-- BEGIN --
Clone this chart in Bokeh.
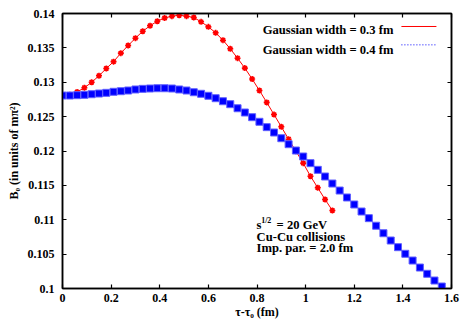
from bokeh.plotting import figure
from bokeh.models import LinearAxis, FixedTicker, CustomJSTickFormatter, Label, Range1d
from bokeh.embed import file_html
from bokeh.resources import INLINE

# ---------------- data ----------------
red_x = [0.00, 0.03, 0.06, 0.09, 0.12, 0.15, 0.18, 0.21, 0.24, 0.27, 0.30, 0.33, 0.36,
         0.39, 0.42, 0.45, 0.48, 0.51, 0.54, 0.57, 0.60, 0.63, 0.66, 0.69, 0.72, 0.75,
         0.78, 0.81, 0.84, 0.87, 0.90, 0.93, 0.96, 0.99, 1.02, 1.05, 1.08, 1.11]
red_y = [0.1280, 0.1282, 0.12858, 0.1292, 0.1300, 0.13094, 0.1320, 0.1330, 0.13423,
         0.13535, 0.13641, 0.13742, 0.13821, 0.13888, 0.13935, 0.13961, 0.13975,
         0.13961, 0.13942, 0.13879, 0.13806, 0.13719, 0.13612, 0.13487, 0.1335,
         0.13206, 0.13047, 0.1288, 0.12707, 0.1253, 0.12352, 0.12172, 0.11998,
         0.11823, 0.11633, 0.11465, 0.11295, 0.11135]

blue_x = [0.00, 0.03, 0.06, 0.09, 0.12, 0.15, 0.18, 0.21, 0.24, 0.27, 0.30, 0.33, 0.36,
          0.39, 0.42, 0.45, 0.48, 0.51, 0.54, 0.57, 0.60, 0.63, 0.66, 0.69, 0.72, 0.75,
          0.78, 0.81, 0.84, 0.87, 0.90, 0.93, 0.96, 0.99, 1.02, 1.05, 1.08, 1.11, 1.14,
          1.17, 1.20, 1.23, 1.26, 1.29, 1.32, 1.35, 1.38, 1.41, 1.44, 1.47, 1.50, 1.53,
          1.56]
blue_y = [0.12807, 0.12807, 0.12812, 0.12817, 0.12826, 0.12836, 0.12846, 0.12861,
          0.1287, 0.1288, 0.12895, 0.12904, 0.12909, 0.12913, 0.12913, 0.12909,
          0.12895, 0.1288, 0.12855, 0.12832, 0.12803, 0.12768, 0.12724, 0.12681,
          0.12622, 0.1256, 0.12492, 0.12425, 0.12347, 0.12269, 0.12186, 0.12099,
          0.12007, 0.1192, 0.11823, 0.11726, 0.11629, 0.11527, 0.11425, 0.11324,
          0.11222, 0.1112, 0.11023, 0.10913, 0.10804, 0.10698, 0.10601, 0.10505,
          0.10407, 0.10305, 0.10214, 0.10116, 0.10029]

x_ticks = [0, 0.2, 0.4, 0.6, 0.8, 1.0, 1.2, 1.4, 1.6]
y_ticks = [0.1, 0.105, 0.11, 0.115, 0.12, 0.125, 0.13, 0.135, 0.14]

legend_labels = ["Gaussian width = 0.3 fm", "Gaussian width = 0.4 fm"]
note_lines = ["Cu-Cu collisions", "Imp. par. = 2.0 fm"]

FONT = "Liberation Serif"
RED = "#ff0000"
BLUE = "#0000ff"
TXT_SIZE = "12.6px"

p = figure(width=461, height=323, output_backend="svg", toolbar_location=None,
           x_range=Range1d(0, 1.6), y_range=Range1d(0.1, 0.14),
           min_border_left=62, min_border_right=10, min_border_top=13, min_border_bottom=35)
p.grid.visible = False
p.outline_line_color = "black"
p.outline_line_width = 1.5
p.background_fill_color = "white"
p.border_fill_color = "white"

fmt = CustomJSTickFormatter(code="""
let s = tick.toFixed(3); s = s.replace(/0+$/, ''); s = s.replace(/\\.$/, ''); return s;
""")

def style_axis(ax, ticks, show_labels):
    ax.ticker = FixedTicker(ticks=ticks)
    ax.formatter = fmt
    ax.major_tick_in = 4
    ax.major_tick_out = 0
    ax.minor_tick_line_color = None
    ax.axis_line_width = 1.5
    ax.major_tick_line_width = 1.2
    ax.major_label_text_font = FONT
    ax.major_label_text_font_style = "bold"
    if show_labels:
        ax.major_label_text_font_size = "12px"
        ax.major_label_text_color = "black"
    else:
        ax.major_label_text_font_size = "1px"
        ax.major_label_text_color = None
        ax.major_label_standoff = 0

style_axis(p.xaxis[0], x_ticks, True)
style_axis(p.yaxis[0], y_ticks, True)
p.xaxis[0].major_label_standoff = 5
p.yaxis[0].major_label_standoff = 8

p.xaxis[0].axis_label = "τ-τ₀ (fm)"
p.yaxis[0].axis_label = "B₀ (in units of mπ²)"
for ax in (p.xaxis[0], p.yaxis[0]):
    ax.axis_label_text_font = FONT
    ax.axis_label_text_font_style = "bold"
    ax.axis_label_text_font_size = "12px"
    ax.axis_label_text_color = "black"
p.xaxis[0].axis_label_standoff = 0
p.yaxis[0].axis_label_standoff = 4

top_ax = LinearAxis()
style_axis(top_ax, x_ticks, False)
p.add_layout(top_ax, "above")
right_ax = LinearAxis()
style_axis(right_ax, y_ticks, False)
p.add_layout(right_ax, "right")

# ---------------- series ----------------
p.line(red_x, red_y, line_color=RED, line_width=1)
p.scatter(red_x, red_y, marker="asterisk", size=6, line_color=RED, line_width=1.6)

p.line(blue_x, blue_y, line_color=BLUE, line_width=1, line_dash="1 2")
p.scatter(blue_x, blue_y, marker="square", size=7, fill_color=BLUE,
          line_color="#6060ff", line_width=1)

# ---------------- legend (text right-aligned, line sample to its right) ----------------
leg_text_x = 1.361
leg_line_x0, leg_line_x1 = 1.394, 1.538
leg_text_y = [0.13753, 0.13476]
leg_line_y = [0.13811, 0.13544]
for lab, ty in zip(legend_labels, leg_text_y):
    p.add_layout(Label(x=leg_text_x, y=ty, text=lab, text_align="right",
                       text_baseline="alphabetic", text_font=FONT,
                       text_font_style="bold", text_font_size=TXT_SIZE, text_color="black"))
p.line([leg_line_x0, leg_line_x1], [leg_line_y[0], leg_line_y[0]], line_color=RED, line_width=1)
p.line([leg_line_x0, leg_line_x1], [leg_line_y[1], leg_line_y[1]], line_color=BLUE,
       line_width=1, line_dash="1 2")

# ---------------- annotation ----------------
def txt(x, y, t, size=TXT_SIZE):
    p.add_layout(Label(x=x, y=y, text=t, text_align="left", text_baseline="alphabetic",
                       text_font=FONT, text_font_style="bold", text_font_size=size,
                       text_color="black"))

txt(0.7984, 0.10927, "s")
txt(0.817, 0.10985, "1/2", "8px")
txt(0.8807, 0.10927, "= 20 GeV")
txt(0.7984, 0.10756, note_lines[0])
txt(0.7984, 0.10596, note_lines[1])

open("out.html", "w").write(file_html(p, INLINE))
-- END --
**Exercise details**
Write out the full set of lines verbatim, without the pictures.

**Written reply**
Clone this chart in Bokeh.
from bokeh.plotting import figure
from bokeh.models import LinearAxis, FixedTicker, CustomJSTickFormatter, Label, Range1d
from bokeh.embed import file_html
from bokeh.resources import INLINE

# ---------------- data ----------------
red_x = [0.00, 0.03, 0.06, 0.09, 0.12, 0.15, 0.18, 0.21, 0.24, 0.27, 0.30, 0.33, 0.36,
         0.39, 0.42, 0.45, 0.48, 0.51, 0.54, 0.57, 0.60, 0.63, 0.66, 0.69, 0.72, 0.75,
         0.78, 0.81, 0.84, 0.87, 0.90, 0.93, 0.96, 0.99, 1.02, 1.05, 1.08, 1.11]
red_y = [0.1280, 0.1282, 0.12858, 0.1292, 0.1300, 0.13094, 0.1320, 0.1330, 0.13423,
         0.13535, 0.13641, 0.13742, 0.13821, 0.13888, 0.13935, 0.13961, 0.13975,
         0.13961, 0.13942, 0.13879, 0.13806, 0.13719, 0.13612, 0.13487, 0.1335,
         0.13206, 0.13047, 0.1288, 0.12707, 0.1253, 0.12352, 0.12172, 0.11998,
         0.11823, 0.11633, 0.11465, 0.11295, 0.11135]

blue_x = [0.00, 0.03, 0.06, 0.09, 0.12, 0.15, 0.18, 0.21, 0.24, 0.27, 0.30, 0.33, 0.36,
          0.39, 0.42, 0.45, 0.48, 0.51, 0.54, 0.57, 0.60, 0.63, 0.66, 0.69, 0.72, 0.75,
          0.78, 0.81, 0.84, 0.87, 0.90, 0.93, 0.96, 0.99, 1.02, 1.05, 1.08, 1.11, 1.14,
          1.17, 1.20, 1.23, 1.26, 1.29, 1.32, 1.35, 1.38, 1.41, 1.44, 1.47, 1.50, 1.53,
          1.56]
blue_y = [0.12807, 0.12807, 0.12812, 0.12817, 0.12826, 0.12836, 0.12846, 0.12861,
          0.1287, 0.1288, 0.12895, 0.12904, 0.12909, 0.12913, 0.12913, 0.12909,
          0.12895, 0.1288, 0.12855, 0.12832, 0.12803, 0.12768, 0.12724, 0.12681,
          0.12622, 0.1256, 0.12492, 0.12425, 0.12347, 0.12269, 0.12186, 0.12099,
          0.12007, 0.1192, 0.11823, 0.11726, 0.11629, 0.11527, 0.11425, 0.11324,
          0.11222, 0.1112, 0.11023, 0.10913, 0.10804, 0.10698, 0.10601, 0.10505,
          0.10407, 0.10305, 0.10214, 0.10116, 0.10029]

x_ticks = [0, 0.2, 0.4, 0.6, 0.8, 1.0, 1.2, 1.4, 1.6]
y_ticks = [0.1, 0.105, 0.11, 0.115, 0.12, 0.125, 0.13, 0.135, 0.14]

legend_labels = ["Gaussian width = 0.3 fm", "Gaussian width = 0.4 fm"]
note_lines = ["Cu-Cu collisions", "Imp. par. = 2.0 fm"]

FONT = "Liberation Serif"
RED = "#ff0000"
BLUE = "#0000ff"
TXT_SIZE = "12.6px"

p = figure(width=461, height=323, output_backend="svg", toolbar_location=None,
           x_range=Range1d(0, 1.6), y_range=Range1d(0.1, 0.14),
           min_border_left=62, min_border_right=10, min_border_top=13, min_border_bottom=35)
p.grid.visible = False
p.outline_line_color = "black"
p.outline_line_width = 1.5
p.background_fill_color = "white"
p.border_fill_color = "white"

fmt = CustomJSTickFormatter(code="""
let s = tick.toFixed(3); s = s.replace(/0+$/, ''); s = s.replace(/\\.$/, ''); return s;
""")

def style_axis(ax, ticks, show_labels):
    ax.ticker = FixedTicker(ticks=ticks)
    ax.formatter = fmt
    ax.major_tick_in = 4
    ax.major_tick_out = 0
    ax.minor_tick_line_color = None
    ax.axis_line_width = 1.5
    ax.major_tick_line_width = 1.2
    ax.major_label_text_font = FONT
    ax.major_label_text_font_style = "bold"
    if show_labels:
        ax.major_label_text_font_size = "12px"
        ax.major_label_text_color = "black"
    else:
        ax.major_label_text_font_size = "1px"
        ax.major_label_text_color = None
        ax.major_label_standoff = 0

style_axis(p.xaxis[0], x_ticks, True)
style_axis(p.yaxis[0], y_ticks, True)
p.xaxis[0].major_label_standoff = 5
p.yaxis[0].major_label_standoff = 8

p.xaxis[0].axis_label = "τ-τ₀ (fm)"
p.yaxis[0].axis_label = "B₀ (in units of mπ²)"
for ax in (p.xaxis[0], p.yaxis[0]):
    ax.axis_label_text_font = FONT
    ax.axis_label_text_font_style = "bold"
    ax.axis_label_text_font_size = "12px"
    ax.axis_label_text_color = "black"
p.xaxis[0].axis_label_standoff = 0
p.yaxis[0].axis_label_standoff = 4

top_ax = LinearAxis()
style_axis(top_ax, x_ticks, False)
p.add_layout(top_ax, "above")
right_ax = LinearAxis()
style_axis(right_ax, y_ticks, False)
p.add_layout(right_ax, "right")

# ---------------- series ----------------
p.line(red_x, red_y, line_color=RED, line_width=1)
p.scatter(red_x, red_y, marker="asterisk", size=6, line_color=RED, line_width=1.6)

p.line(blue_x, blue_y, line_color=BLUE, line_width=1, line_dash="1 2")
p.scatter(blue_x, blue_y, marker="square", size=7, fill_color=BLUE,
          line_color="#6060ff", line_width=1)

# ---------------- legend (text right-aligned, line sample to its right) ----------------
leg_text_x = 1.361
leg_line_x0, leg_line_x1 = 1.394, 1.538
leg_text_y = [0.13753, 0.13476]
leg_line_y = [0.13811, 0.13544]
for lab, ty in zip(legend_labels, leg_text_y):
    p.add_layout(Label(x=leg_text_x, y=ty, text=lab, text_align="right",
                       text_baseline="alphabetic", text_font=FONT,
                       text_font_style="bold", text_font_size=TXT_SIZE, text_color="black"))
p.line([leg_line_x0, leg_line_x1], [leg_line_y[0], leg_line_y[0]], line_color=RED, line_width=1)
p.line([leg_line_x0, leg_line_x1], [leg_line_y[1], leg_line_y[1]], line_color=BLUE,
       line_width=1, line_dash="1 2")

# ---------------- annotation ----------------
def txt(x, y, t, size=TXT_SIZE):
    p.add_layout(Label(x=x, y=y, text=t, text_align="left", text_baseline="alphabetic",
                       text_font=FONT, text_font_style="bold", text_font_size=size,
                       text_color="black"))

txt(0.7984, 0.10927, "s")
txt(0.817, 0.10985, "1/2", "8px")
txt(0.8807, 0.10927, "= 20 GeV")
txt(0.7984, 0.10756, note_lines[0])
txt(0.7984, 0.10596, note_lines[1])

open("out.html", "w").write(file_html(p, INLINE))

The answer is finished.